Second, “That’s a great call.” This is often said in reference to something that was called a foul, which didn’t especially appear to be a foul in real-time, but with benefit of replay you can kind of see a plausible foul. This is often cited as a “great call” because the official picked up on something non-obvious. In my book, this is a run-of-the-mill bad call, because it’s basically calling a foul on a 3. It’s inconsistent application of the rules, because if such things were called consistently there’d be multiple fouls every play.
Third, when outside observers review a game to look for bias, they typically look for “howlers”: completely unjustifiable calls. Well, you’re not really going to find that, because almost every play in the whole game is ambiguous in some way. What bias would look like, if it’s there, is stuff like 3s getting called on one team and 7s going uncalled against the other. When they find this, they typically say something like, “Well there’s not really evidence of bias because these calls are all individually justifiable.” What were you expecting to find?
- “They could have won if they played better.”
I’m surprised how often smart people say some version of this. This is generally a way of one-upping someone who’s complaining about the officiating. The thing is, this is true of literally every team that ever lost a football game. If they had played sufficiently better, they could have won.
What I don’t like about the statement is it’s misleading. It seems to be saying, they didn’t earn the right to c.omplain about the officiating because they didn’t do x, y, or z.
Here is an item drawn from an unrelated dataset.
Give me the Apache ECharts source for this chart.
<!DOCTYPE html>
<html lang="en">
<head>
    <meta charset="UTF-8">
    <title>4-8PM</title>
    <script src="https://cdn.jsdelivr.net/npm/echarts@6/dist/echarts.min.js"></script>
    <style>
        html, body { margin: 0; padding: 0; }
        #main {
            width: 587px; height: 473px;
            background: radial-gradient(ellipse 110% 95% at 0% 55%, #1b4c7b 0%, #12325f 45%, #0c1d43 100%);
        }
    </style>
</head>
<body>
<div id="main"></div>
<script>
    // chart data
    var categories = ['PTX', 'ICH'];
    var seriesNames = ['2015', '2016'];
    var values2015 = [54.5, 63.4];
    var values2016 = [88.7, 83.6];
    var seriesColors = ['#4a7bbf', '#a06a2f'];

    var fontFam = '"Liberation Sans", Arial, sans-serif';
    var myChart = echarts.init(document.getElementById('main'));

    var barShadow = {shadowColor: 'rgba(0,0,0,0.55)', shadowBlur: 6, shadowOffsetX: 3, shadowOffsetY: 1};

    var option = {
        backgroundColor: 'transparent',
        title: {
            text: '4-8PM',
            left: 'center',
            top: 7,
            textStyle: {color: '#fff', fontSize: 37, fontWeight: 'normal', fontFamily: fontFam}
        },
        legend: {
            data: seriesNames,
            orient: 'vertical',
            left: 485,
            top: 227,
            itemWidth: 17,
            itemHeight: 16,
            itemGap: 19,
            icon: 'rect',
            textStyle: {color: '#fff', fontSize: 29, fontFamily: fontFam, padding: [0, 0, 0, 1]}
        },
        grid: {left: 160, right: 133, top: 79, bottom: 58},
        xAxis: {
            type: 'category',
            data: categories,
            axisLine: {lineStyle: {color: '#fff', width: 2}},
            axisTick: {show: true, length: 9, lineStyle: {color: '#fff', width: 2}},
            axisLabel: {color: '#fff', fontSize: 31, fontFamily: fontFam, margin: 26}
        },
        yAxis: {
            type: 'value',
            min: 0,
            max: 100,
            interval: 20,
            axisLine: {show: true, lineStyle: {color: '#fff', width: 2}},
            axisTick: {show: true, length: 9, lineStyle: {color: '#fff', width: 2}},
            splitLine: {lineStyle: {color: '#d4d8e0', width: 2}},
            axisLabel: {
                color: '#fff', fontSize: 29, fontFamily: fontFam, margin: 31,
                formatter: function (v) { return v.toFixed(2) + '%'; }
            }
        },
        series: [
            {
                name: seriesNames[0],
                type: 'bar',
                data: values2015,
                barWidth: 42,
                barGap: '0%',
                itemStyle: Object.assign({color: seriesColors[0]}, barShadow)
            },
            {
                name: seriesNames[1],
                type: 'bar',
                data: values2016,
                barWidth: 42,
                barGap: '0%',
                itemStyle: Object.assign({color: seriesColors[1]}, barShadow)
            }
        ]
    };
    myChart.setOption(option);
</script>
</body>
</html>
But what it’s really saying, logically, is that it’s never valid to complain about the officiating. Which is a fine thing to say, but why not just say that then?
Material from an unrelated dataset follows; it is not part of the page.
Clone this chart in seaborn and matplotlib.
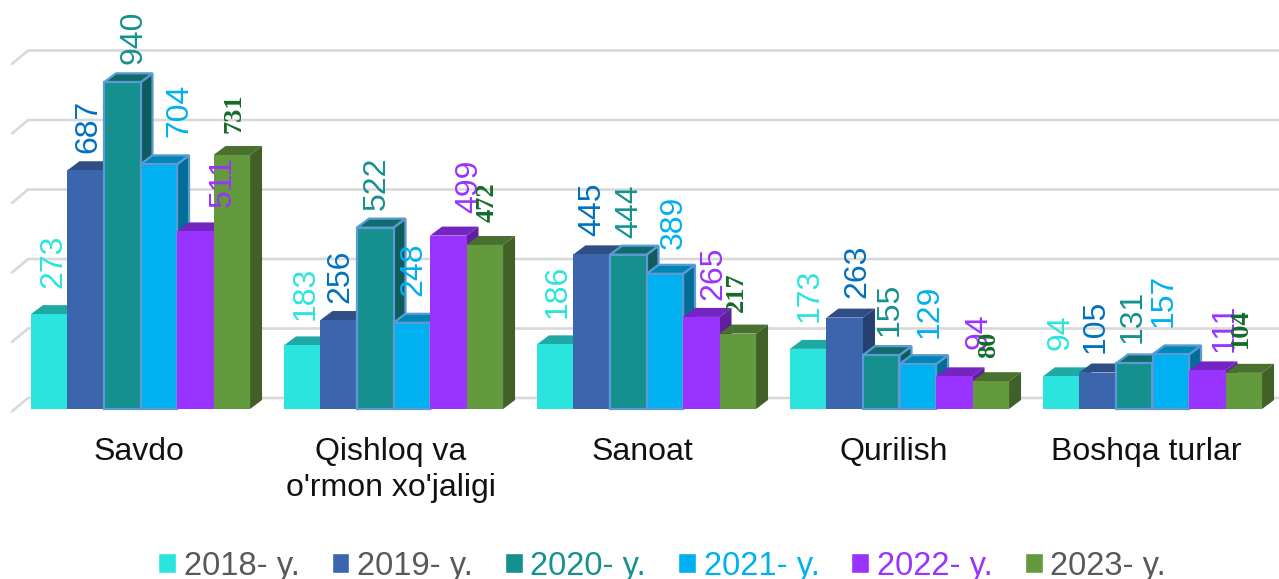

I think the motivation comes from the knowledge that, in your personal life, it’s generally more effective to focus on what you can control than complain about things outside your control.
- People often suggest we shouldn’t worry about the officiating too much because it usually doesn’t determine the outcome of the game. In my view, bad calls determine the outcome of the game all the time, but it’s still not clear we should really care very much.
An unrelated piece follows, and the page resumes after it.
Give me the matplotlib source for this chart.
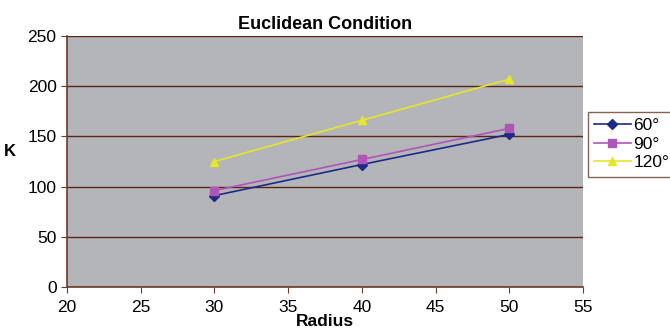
import matplotlib
matplotlib.use("Agg")
import matplotlib.pyplot as plt

plt.rcParams['font.family'] = ['Liberation Sans', 'DejaVu Sans']

radius = [30, 40, 50]
k_60 = [91, 122, 152]
k_90 = [96, 127, 158]
k_120 = [125, 166, 207]
series_labels = ["60°", "90°", "120°"]

fig = plt.figure(figsize=(6.7, 3.28), dpi=100)
ax = fig.add_axes([67/670, 1-287/328, (583-67)/670, (287-36)/328])
ax.set_facecolor('#b3b5b8')

ax.plot(radius, k_60, color='#1c2a8a', marker='D', markersize=5, lw=1.2, label=series_labels[0])
ax.plot(radius, k_90, color='#b055b8', marker='s', markersize=5.5, lw=1.2, label=series_labels[1])
ax.plot(radius, k_120, color='#e6e62a', marker='^', markersize=6, lw=1.2, label=series_labels[2])

ax.set_xlim(20, 55)
ax.set_ylim(0, 250)
ax.set_xticks(range(20, 56, 5))
ax.set_yticks(range(0, 251, 50))
ax.yaxis.grid(True, color='#5a2414', lw=1)
ax.set_axisbelow(True)
for s in ['top', 'right']:
    ax.spines[s].set_visible(False)
for s in ['left', 'bottom']:
    ax.spines[s].set_color('#6b3a2a')
    ax.spines[s].set_linewidth(1.2)
ax.tick_params(axis='both', colors='#6b3a2a', labelcolor='black', labelsize=12.5, length=4, direction='out')
ax.tick_params(axis='x', pad=5)

ax.set_title("Euclidean Condition", fontsize=13, fontweight='bold', pad=5)
ax.set_xlabel("Radius", fontsize=12.5, fontweight='bold', labelpad=0)
ax.set_ylabel("K", fontsize=12, fontweight='bold', rotation=0, labelpad=0)
ax.yaxis.set_label_coords(-0.11, 0.51)

leg = ax.legend(loc='upper left', bbox_to_anchor=(588/670, 1-112/328), bbox_transform=fig.transFigure,
                borderaxespad=0, fontsize=12.5, frameon=True, fancybox=False, handlelength=2.1,
                borderpad=0.35, labelspacing=0.2, handletextpad=0.15)
leg.get_frame().set_edgecolor('#6b3a2a')
leg.get_frame().set_linewidth(1)

fig.savefig("out.png", dpi=100)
Football is entertainment. It also has a tremendous amount of luck in various forms: the bounce of the ball, the interaction of play calls, etc. Ref error is just another form of luck. It’s only a problem if the perception of unfairness damages the entertainment value.
Along those lines, I think the trend towards more replay reviews is a mistake. It hurts the entertainment value by slowing down the game. Fairness isn’t the priority. The perception of fairness only matters insofar as it makes the game more entertaining. In moderation, bad calls can even make the game more fun, like a wrestler hitting the opponent with a chair when the ref’s back is turned.
- For those reasons, I don’t see officiating reform as a very important priority. There are, however, some interesting reasons that make it very difficult to achieve.
First, there’s a collective action problem. As long as the officiating is merely incompetent and not crooked, it shouldn’t benefit one team over another in the long-term. Therefore, no one is incentivized to expend the resources to make it better.
The only time someone gets worked up to make changes is when they get screwed over, but then they lack credibility because their complains are seen (rightly) as sour grapes. So in all, it is nearly impossible to have both motivation and credibility at the same time.
The only exception is when the person who gets screwed over has such high status that they can take the credibility hit of sour grapes and still press forward. This is how replay got instituted in the Big 10 and eventually all of college football. Joe Paterno got pissed when Penn State ate a bunch of bad calls in one game and moved to add replay. He was able to succeed because he was arguably the most revered figure in college football (this was pre-scandal), so his cache trumped the sour grapes issue.